__Problem to solve__: Can you set down, exactly as they appear below, the lines from the opening of the material through the one bearing "0.321, 0.286, 0.286];", minus the pictures?

__Source excerpt__:

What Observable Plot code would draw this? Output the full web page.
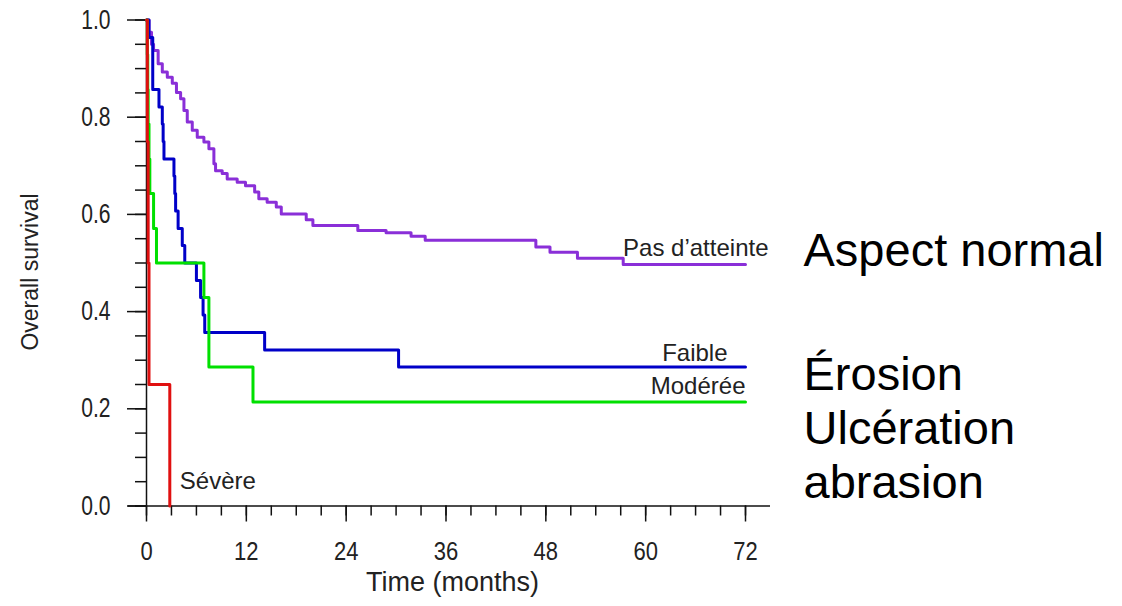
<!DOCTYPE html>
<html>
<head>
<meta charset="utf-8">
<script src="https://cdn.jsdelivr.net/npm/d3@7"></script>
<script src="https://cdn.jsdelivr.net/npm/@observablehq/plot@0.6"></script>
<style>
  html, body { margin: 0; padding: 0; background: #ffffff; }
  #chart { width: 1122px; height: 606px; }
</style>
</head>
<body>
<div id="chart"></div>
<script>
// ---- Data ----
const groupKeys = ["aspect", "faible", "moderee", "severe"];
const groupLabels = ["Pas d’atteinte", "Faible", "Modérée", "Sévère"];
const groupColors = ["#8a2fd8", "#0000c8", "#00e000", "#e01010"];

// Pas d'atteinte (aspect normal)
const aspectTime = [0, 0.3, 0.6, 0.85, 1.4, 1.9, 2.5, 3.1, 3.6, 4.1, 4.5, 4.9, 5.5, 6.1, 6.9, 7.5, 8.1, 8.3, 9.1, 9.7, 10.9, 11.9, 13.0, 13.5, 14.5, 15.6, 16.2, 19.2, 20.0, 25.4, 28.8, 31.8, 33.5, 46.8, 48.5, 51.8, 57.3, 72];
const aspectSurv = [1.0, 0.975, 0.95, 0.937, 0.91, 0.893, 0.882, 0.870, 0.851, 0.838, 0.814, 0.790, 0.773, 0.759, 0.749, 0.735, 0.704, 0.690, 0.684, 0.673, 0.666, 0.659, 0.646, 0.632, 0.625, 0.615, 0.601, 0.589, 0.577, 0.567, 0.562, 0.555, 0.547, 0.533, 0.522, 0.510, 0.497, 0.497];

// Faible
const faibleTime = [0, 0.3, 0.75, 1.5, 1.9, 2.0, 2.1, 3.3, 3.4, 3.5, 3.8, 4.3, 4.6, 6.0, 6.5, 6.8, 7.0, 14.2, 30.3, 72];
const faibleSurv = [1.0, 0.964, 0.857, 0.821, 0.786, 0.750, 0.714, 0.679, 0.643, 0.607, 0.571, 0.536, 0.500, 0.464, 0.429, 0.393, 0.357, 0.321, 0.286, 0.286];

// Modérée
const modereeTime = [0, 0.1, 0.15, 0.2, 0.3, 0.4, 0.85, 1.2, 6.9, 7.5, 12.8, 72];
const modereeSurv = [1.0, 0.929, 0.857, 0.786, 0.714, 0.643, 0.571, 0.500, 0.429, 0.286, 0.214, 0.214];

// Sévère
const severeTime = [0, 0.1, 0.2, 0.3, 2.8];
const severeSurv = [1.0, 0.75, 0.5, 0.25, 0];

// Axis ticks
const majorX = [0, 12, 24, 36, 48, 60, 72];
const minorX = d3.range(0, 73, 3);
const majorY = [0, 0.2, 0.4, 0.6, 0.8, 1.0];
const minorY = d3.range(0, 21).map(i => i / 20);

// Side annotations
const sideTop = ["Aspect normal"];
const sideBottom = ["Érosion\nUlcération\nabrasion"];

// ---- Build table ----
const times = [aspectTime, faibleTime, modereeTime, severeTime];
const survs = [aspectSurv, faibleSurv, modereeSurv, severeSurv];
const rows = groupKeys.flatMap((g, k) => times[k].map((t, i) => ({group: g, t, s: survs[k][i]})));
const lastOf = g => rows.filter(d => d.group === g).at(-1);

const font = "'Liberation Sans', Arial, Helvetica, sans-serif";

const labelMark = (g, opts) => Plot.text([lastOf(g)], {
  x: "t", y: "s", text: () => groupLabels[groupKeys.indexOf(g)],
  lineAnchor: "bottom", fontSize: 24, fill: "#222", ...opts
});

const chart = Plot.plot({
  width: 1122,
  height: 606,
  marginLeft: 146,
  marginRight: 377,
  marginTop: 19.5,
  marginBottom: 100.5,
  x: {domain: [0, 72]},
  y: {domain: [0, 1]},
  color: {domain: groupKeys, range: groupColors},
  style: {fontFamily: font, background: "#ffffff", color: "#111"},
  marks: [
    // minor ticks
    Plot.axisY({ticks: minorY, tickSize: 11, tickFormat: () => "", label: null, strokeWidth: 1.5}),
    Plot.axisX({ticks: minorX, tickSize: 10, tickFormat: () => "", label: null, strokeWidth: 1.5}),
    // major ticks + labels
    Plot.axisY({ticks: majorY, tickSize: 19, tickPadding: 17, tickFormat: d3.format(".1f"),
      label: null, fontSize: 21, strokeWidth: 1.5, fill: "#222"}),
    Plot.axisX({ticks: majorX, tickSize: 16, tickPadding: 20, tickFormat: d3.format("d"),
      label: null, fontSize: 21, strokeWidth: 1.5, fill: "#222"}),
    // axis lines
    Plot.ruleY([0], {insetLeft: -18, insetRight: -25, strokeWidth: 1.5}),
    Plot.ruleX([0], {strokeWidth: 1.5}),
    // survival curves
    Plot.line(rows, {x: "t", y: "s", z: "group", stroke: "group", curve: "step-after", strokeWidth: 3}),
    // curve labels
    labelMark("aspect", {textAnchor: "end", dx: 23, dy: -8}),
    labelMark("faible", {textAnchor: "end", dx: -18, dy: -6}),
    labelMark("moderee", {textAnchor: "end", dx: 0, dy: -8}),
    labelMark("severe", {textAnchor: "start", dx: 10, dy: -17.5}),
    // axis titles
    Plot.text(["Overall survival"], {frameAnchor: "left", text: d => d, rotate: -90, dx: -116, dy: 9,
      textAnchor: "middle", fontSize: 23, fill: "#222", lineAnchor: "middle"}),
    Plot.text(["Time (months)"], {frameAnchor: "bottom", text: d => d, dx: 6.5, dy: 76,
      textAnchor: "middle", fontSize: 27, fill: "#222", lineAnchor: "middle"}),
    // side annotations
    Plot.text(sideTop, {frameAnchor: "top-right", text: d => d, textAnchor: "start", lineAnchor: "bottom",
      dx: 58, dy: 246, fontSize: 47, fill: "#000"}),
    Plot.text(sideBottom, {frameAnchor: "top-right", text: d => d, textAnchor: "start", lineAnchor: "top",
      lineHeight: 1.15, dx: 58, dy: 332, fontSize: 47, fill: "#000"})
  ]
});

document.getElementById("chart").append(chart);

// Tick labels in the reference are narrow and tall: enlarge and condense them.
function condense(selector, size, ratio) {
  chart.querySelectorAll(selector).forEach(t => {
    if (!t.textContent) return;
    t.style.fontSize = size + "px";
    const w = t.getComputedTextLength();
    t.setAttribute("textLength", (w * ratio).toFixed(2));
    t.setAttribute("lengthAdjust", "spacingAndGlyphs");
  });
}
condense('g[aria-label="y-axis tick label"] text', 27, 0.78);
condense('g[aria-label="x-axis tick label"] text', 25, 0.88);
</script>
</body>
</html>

__Right answer__:
What Observable Plot code would draw this? Output the full web page.
<!DOCTYPE html>
<html>
<head>
<meta charset="utf-8">
<script src="https://cdn.jsdelivr.net/npm/d3@7"></script>
<script src="https://cdn.jsdelivr.net/npm/@observablehq/plot@0.6"></script>
<style>
  html, body { margin: 0; padding: 0; background: #ffffff; }
  #chart { width: 1122px; height: 606px; }
</style>
</head>
<body>
<div id="chart"></div>
<script>
// ---- Data ----
const groupKeys = ["aspect", "faible", "moderee", "severe"];
const groupLabels = ["Pas d’atteinte", "Faible", "Modérée", "Sévère"];
const groupColors = ["#8a2fd8", "#0000c8", "#00e000", "#e01010"];

// Pas d'atteinte (aspect normal)
const aspectTime = [0, 0.3, 0.6, 0.85, 1.4, 1.9, 2.5, 3.1, 3.6, 4.1, 4.5, 4.9, 5.5, 6.1, 6.9, 7.5, 8.1, 8.3, 9.1, 9.7, 10.9, 11.9, 13.0, 13.5, 14.5, 15.6, 16.2, 19.2, 20.0, 25.4, 28.8, 31.8, 33.5, 46.8, 48.5, 51.8, 57.3, 72];
const aspectSurv = [1.0, 0.975, 0.95, 0.937, 0.91, 0.893, 0.882, 0.870, 0.851, 0.838, 0.814, 0.790, 0.773, 0.759, 0.749, 0.735, 0.704, 0.690, 0.684, 0.673, 0.666, 0.659, 0.646, 0.632, 0.625, 0.615, 0.601, 0.589, 0.577, 0.567, 0.562, 0.555, 0.547, 0.533, 0.522, 0.510, 0.497, 0.497];

// Faible
const faibleTime = [0, 0.3, 0.75, 1.5, 1.9, 2.0, 2.1, 3.3, 3.4, 3.5, 3.8, 4.3, 4.6, 6.0, 6.5, 6.8, 7.0, 14.2, 30.3, 72];
const faibleSurv = [1.0, 0.964, 0.857, 0.821, 0.786, 0.750, 0.714, 0.679, 0.643, 0.607, 0.571, 0.536, 0.500, 0.464, 0.429, 0.393, 0.357, 0.321, 0.286, 0.286];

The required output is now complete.